ReOpen, one of several groups to spring up around the country, held a noisy protest last Saturday in Annapolis, urging Hogan to allow normal social and business activity on May 1.

The administration has created 15 advisory groups, made up of health experts, business people, religious leaders and nonprofit organizations, to guide the state’s decision-making on when and how to allow for greater business activity and social interaction.

Though he expressed a desire to get his plan moving in “early May,” the governor stressed that it can’t precede a downward trend in the key metrics. “We won’t be able to just flip a switch. Unfortunately, life is not going to just immediately go back to normal.
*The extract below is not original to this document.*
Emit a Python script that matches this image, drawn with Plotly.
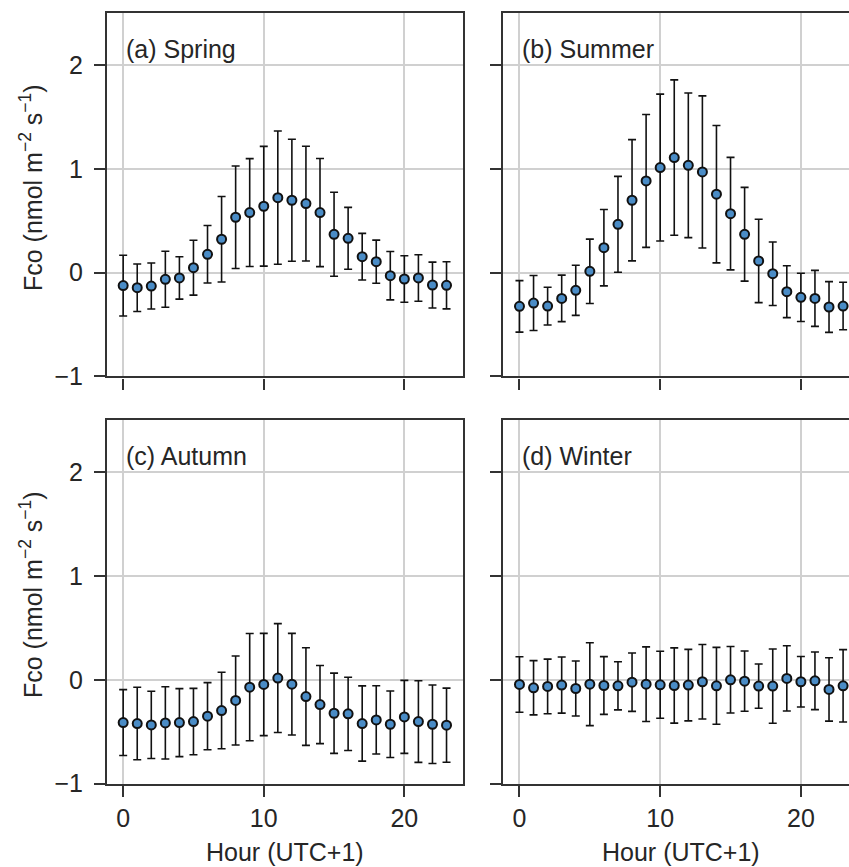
import plotly.graph_objects as go

hours = list(range(24))

spring_mean = [-0.125, -0.145, -0.129, -0.064, -0.051, 0.048, 0.177, 0.322, 0.534, 0.579, 0.640, 0.723,
               0.698, 0.666, 0.579, 0.370, 0.331, 0.154, 0.106, -0.029, -0.061, -0.051, -0.119, -0.122]
spring_std = [0.293, 0.229, 0.222, 0.270, 0.204, 0.265, 0.277, 0.412, 0.494, 0.520, 0.577, 0.642,
              0.588, 0.553, 0.521, 0.405, 0.298, 0.225, 0.208, 0.233, 0.224, 0.224, 0.221, 0.227]

summer_mean = [-0.325, -0.293, -0.322, -0.248, -0.170, 0.013, 0.241, 0.466, 0.698, 0.884, 1.013, 1.109,
               1.035, 0.971, 0.756, 0.569, 0.370, 0.113, -0.010, -0.183, -0.238, -0.248, -0.331, -0.322]
summer_std = [0.248, 0.265, 0.182, 0.224, 0.242, 0.310, 0.368, 0.462, 0.584, 0.640, 0.708, 0.749,
              0.697, 0.733, 0.662, 0.542, 0.452, 0.402, 0.306, 0.250, 0.233, 0.270, 0.245, 0.229]

autumn_mean = [-0.412, -0.421, -0.434, -0.415, -0.412, -0.402, -0.350, -0.296, -0.199, -0.071, -0.045, 0.016,
               -0.042, -0.161, -0.238, -0.322, -0.328, -0.421, -0.386, -0.428, -0.357, -0.402, -0.428, -0.437]
autumn_std = [0.317, 0.349, 0.323, 0.348, 0.327, 0.319, 0.323, 0.368, 0.428, 0.516, 0.492, 0.524,
              0.489, 0.470, 0.376, 0.386, 0.352, 0.362, 0.328, 0.320, 0.351, 0.393, 0.378, 0.357]

winter_mean = [-0.045, -0.077, -0.064, -0.051, -0.084, -0.042, -0.055, -0.058, -0.023, -0.042, -0.048, -0.055,
               -0.051, -0.019, -0.058, 0.000, -0.013, -0.061, -0.061, 0.013, -0.019, -0.010, -0.093, -0.058]
winter_std = [0.267, 0.261, 0.263, 0.270, 0.265, 0.399, 0.278, 0.232, 0.281, 0.359, 0.322, 0.362,
              0.344, 0.359, 0.370, 0.320, 0.290, 0.213, 0.357, 0.314, 0.243, 0.277, 0.305, 0.348]

panel_titles = ["(a) Spring", "(b) Summer", "(c) Autumn", "(d) Winter"]
x_ticks = [0, 10, 20]
y_ticks = [-1, 0, 1, 2]
x_title = "Hour (UTC+1)"
y_title = "Fco (nmol m<sup>\u22122</sup> s<sup>\u22121</sup>)"

W, H = 849, 867
FONT = "Liberation Sans, Arial, sans-serif"
TXT = "#262626"
FS = 25

series = [(spring_mean, spring_std), (summer_mean, summer_std),
          (autumn_mean, autumn_std), (winter_mean, winter_std)]

fig = go.Figure()
for i, (m, s) in enumerate(series):
    sfx = "" if i == 0 else str(i + 1)
    fig.add_trace(go.Scatter(
        x=hours, y=m, mode="markers",
        xaxis="x" + sfx, yaxis="y" + sfx,
        marker=dict(size=9, color="#4a8cc6", line=dict(color="#111111", width=2)),
        error_y=dict(type="data", array=s, visible=True, color="#111111",
                     thickness=1.6, width=4),
        showlegend=False, cliponaxis=False,
    ))

left_dom = [107 / W, 462.7 / W]
right_dom = [503.3 / W, 1.0]
top_dom = [1 - 376.4 / H, 1 - 13.3 / H]
bot_dom = [1 - 783.7 / H, 1 - 420 / H]

common_axis = dict(
    showline=True, linecolor="#333333", linewidth=2.2,
    ticks="outside", ticklen=11, tickwidth=2, tickcolor="#333333",
    showgrid=True, gridcolor="#d0d0d0", gridwidth=1.6,
    zeroline=False,
    tickfont=dict(family=FONT, size=FS, color=TXT),
)

layout = dict(
    width=W, height=H,
    margin=dict(l=0, r=0, t=0, b=0, autoexpand=False),
    paper_bgcolor="white", plot_bgcolor="white",
    font=dict(family=FONT, size=FS, color=TXT),
    showlegend=False,
)

for i in range(4):
    sfx = "" if i == 0 else str(i + 1)
    is_right = i % 2 == 1
    is_bottom = i >= 2
    xr = [-1.15, 23.42] if is_right else [-1.15, 24.15]
    xa = dict(common_axis, domain=right_dom if is_right else left_dom, range=xr,
              tickvals=x_ticks, showticklabels=is_bottom, mirror=True,
              anchor="y" + sfx, automargin=False)
    ya = dict(common_axis, domain=bot_dom if is_bottom else top_dom, range=[-1, 2.5],
              tickvals=y_ticks, showticklabels=not is_right, mirror=not is_right,
              anchor="x" + sfx, ticklabelstandoff=6, automargin=False)
    layout["xaxis" + sfx] = xa
    layout["yaxis" + sfx] = ya

fig.update_layout(**layout)

annotations = []
title_pos = [(124, 49), (520, 49), (124, 456), (520, 456)]
for t, (px, py) in zip(panel_titles, title_pos):
    annotations.append(dict(text=t, x=px / W, y=1 - py / H, xref="paper", yref="paper",
                            xanchor="left", yanchor="middle", showarrow=False,
                            font=dict(family=FONT, size=FS, color=TXT)))
for cx in [285, 681]:
    annotations.append(dict(text=x_title, x=cx / W, y=1 - 852 / H, xref="paper", yref="paper",
                            xanchor="center", yanchor="middle", showarrow=False,
                            font=dict(family=FONT, size=FS, color=TXT)))
for cy in [188, 595]:
    annotations.append(dict(text=y_title, x=31 / W, y=1 - cy / H, xref="paper", yref="paper",
                            xanchor="center", yanchor="middle", showarrow=False, textangle=-90,
                            font=dict(family=FONT, size=FS, color=TXT)))
fig.update_layout(annotations=annotations)

fig.write_html("out.html", config={"displayModeBar": False},
               post_script="document.body.style.margin='0';document.body.style.overflow='hidden';")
In fact, it is important to recognize that until a vaccine is developed, the way we go about our daily lives and the way we work is going to be significantly different for a while longer.”

Reaction to the rollout of the governor’s plan was generally positive — though there is a desire to see more detail and a wider outreach.

Photo by Tim Mossholder for Pexels.com

Mike O’Halloran, head of NFIB-Maryland, said small business owners who have been forced to close face a “very harsh reality” and are in greater need of “reliability.”

“This is their livelihood,” he said. “Their homes are collateral and if they don’t pay their bills, they are looking at some pretty dire consequences.”

“We understand that the administration is between a rock and a hard place,” O’Halloran added, “but we’re hopeful that moving forward that more details will be released — and in short order.”

ReOpen Maryland was highly critical, however.

“Destroying a state’s economy, restricting civil liberties, and straining families’ emotional well-being requires a far higher level of certainty than ‘guesswork,'” the group said in a lengthy statement. “We advocate for an end to the overly broad, economically and socially destructive shutdown and lockdown policies that have injured countless Maryland families and businesses and had a chilling effect upon civil rights.”

Howard County Executive Calvin S. Ball (D) said he appreciated the governor’s conservative approach to reopening the economy, but he urged a greater voice for local governments — perhaps through the Maryland Association of Counties or the Maryland Municipal League.

“There will be specifics that relate to each of our counties and the City of Baltimore that we need to consider, and I think that we can do that collaboratively, working together,” he said.

Senate Majority Leader Nancy J. King (D-Montgomery) said she was “totally impressed” with Hogan’s approach.

“I’m sure not in any big rush to go running out,” she said. “I want to get ahead of this thing before I’m ready to leave my home and go out and do stuff.”

Hogan said he is relying on a team of advisers that includes Marriott CEO Arne Sorenson, American Enterprise Institute President Robert Doar, Under Armour Executive Chairman Kevin Plank, former FDA Commissioner Scott Gottlieb and Ingelsby.

As of Friday, Maryland reported 16,616 confirmed cases of coronavirus, an increase of 879 from the day before. Nearly 800 people have died (723 confirmed and another 75 considered “probable”), with 24 fatalities occurring in the last 24 hours alone, according to the state Department of Health.

The state’s population centers account for more than half the state’s cases. Prince George’s County had 4,403, Montgomery had 3,227 and Baltimore County had 2,234.